> **What the task requires**
Using the material below, repeat exactly the lines from the one with "What matplotlib code" through the one with "x = np.arange(1, 49)", ends included, without any images.

> **Available data**
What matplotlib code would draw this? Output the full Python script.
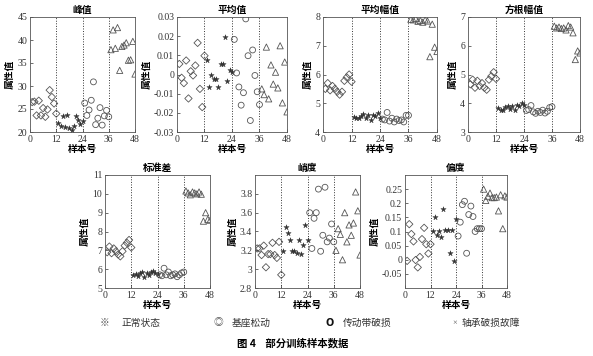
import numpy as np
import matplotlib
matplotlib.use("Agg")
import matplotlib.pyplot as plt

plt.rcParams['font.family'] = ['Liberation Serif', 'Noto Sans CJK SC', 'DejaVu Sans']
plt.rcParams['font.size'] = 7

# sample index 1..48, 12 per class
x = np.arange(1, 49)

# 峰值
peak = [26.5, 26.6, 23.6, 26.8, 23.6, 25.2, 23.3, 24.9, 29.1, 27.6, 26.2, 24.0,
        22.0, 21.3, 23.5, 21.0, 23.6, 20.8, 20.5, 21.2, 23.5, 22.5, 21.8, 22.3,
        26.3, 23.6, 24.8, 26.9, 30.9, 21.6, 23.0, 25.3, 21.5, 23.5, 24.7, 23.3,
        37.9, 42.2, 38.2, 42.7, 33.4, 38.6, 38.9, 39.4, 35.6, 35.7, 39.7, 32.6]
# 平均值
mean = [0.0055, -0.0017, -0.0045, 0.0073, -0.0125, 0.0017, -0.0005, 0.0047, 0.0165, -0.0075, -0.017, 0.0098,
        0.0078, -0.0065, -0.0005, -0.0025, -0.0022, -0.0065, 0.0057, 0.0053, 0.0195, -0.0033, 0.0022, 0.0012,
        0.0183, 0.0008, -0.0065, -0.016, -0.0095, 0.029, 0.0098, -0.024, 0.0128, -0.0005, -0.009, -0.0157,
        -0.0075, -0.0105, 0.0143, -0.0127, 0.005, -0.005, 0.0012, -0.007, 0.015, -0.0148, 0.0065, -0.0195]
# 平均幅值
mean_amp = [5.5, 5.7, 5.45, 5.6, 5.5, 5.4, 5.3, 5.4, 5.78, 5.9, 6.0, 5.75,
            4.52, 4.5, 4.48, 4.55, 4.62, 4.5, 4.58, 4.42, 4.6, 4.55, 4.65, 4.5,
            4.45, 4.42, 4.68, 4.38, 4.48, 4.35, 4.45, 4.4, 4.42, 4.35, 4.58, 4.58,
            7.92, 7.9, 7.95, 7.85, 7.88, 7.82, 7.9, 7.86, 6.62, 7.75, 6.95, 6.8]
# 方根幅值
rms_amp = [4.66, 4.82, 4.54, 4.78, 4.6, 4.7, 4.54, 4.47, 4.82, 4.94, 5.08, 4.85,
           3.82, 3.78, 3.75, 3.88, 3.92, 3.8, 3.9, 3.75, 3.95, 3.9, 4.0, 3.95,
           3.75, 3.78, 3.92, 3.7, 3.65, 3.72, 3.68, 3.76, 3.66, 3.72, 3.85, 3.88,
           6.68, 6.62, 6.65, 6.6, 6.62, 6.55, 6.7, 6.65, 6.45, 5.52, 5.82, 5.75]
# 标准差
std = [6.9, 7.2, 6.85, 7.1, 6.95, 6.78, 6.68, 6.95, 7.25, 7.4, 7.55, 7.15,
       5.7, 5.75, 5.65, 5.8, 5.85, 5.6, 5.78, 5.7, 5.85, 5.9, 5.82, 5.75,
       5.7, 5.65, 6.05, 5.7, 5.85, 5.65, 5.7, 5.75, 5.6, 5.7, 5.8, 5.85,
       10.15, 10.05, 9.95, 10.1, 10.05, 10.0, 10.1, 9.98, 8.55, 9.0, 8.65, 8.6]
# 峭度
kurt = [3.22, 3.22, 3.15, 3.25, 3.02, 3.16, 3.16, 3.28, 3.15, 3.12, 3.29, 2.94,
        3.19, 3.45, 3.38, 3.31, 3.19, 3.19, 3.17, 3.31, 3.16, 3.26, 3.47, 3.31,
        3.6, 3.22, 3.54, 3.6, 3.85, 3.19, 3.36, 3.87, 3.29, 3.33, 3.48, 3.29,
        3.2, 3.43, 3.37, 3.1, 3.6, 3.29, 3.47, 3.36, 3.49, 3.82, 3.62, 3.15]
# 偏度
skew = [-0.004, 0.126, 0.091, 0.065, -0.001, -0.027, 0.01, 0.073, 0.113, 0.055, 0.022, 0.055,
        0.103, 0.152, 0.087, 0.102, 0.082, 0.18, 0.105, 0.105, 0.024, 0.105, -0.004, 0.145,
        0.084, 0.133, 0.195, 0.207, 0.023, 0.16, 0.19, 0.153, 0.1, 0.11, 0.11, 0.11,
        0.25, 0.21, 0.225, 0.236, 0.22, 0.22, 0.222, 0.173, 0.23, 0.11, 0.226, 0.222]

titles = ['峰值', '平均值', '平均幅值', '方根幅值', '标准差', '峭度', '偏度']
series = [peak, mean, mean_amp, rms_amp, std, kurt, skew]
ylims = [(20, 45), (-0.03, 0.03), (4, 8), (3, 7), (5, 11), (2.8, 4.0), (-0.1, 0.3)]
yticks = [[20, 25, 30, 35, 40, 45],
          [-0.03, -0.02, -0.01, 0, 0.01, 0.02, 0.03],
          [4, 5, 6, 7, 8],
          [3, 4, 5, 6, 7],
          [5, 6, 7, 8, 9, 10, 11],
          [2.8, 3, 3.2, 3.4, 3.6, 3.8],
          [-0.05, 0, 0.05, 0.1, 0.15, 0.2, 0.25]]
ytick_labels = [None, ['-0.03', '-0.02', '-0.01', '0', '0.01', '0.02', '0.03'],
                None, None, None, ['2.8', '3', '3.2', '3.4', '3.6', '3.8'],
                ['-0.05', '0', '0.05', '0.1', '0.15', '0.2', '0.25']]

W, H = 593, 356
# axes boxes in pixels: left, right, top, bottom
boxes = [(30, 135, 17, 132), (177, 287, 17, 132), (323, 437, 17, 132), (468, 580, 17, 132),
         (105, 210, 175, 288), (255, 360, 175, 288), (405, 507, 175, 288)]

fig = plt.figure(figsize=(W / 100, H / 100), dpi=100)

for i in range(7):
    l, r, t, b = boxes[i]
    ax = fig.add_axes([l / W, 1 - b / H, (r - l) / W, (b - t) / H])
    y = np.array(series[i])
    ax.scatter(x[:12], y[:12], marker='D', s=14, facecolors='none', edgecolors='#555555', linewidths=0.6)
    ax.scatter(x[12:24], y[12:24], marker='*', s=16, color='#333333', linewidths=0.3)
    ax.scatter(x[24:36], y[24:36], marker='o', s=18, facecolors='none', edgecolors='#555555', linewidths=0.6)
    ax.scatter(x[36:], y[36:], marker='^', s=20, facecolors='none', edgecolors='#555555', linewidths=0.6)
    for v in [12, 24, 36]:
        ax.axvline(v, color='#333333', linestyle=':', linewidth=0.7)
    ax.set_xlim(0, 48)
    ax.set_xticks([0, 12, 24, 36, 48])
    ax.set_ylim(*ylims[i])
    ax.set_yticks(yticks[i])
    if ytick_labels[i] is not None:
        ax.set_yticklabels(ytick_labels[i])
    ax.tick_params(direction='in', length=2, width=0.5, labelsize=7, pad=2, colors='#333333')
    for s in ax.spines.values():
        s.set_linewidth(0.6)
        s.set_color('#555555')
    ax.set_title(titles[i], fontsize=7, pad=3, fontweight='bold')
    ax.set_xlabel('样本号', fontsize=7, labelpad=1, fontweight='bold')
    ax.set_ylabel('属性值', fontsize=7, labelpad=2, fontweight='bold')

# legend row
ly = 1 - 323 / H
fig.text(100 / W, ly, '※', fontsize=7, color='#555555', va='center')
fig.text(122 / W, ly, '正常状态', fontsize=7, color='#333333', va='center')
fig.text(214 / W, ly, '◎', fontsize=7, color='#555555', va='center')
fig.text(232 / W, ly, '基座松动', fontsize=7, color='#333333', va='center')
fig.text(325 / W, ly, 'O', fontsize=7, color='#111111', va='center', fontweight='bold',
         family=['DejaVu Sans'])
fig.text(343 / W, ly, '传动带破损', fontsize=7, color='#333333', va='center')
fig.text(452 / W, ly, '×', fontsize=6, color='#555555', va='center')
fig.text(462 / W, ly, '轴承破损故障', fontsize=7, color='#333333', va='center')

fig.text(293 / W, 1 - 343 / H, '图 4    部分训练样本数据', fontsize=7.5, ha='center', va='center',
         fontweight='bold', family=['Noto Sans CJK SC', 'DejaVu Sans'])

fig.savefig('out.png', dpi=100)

==

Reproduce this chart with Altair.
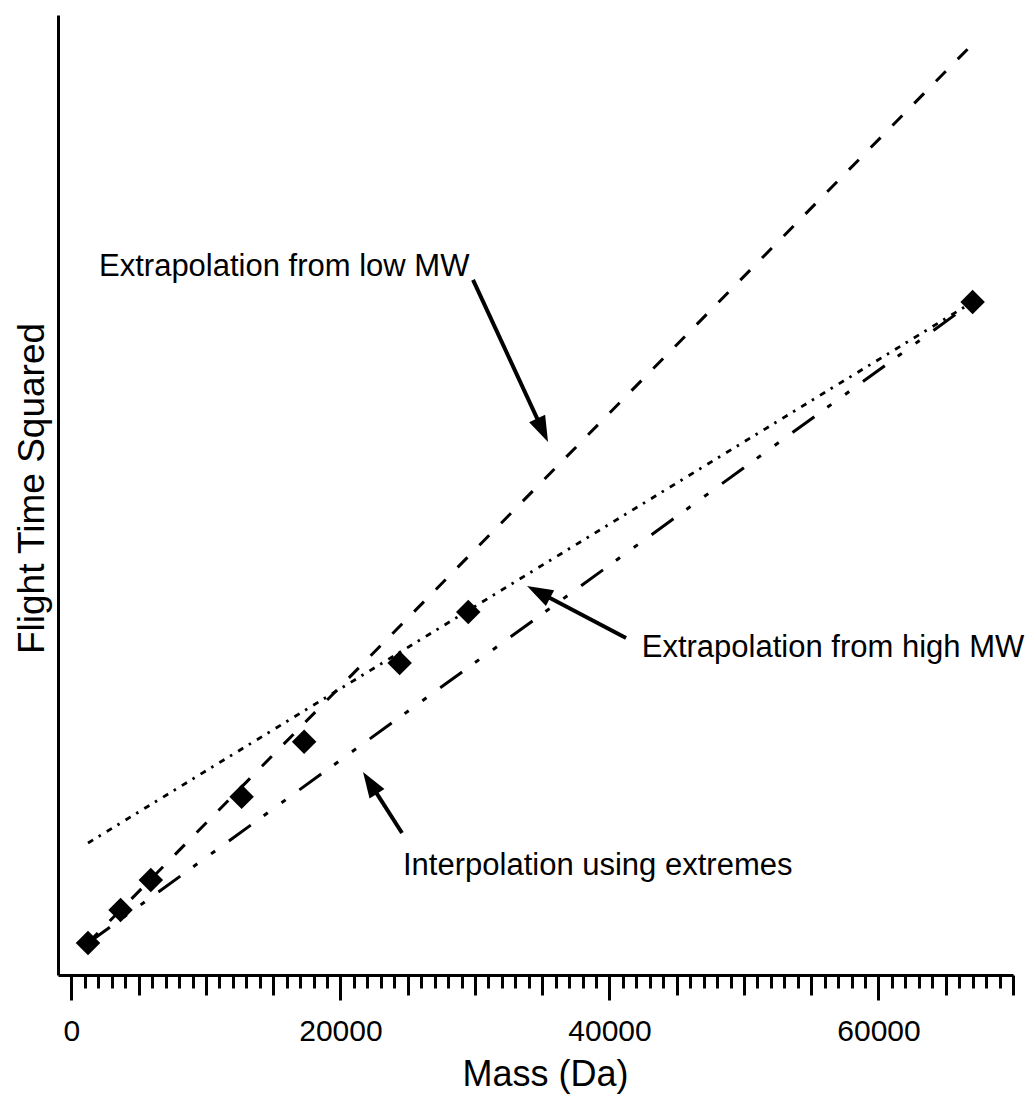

> **Expected answer**
What matplotlib code would draw this? Output the full Python script.
import numpy as np
import matplotlib
matplotlib.use("Agg")
import matplotlib.pyplot as plt

plt.rcParams['font.family'] = ['Liberation Serif', 'Noto Sans CJK SC', 'DejaVu Sans']
plt.rcParams['font.size'] = 7

# sample index 1..48, 12 per class
x = np.arange(1, 49)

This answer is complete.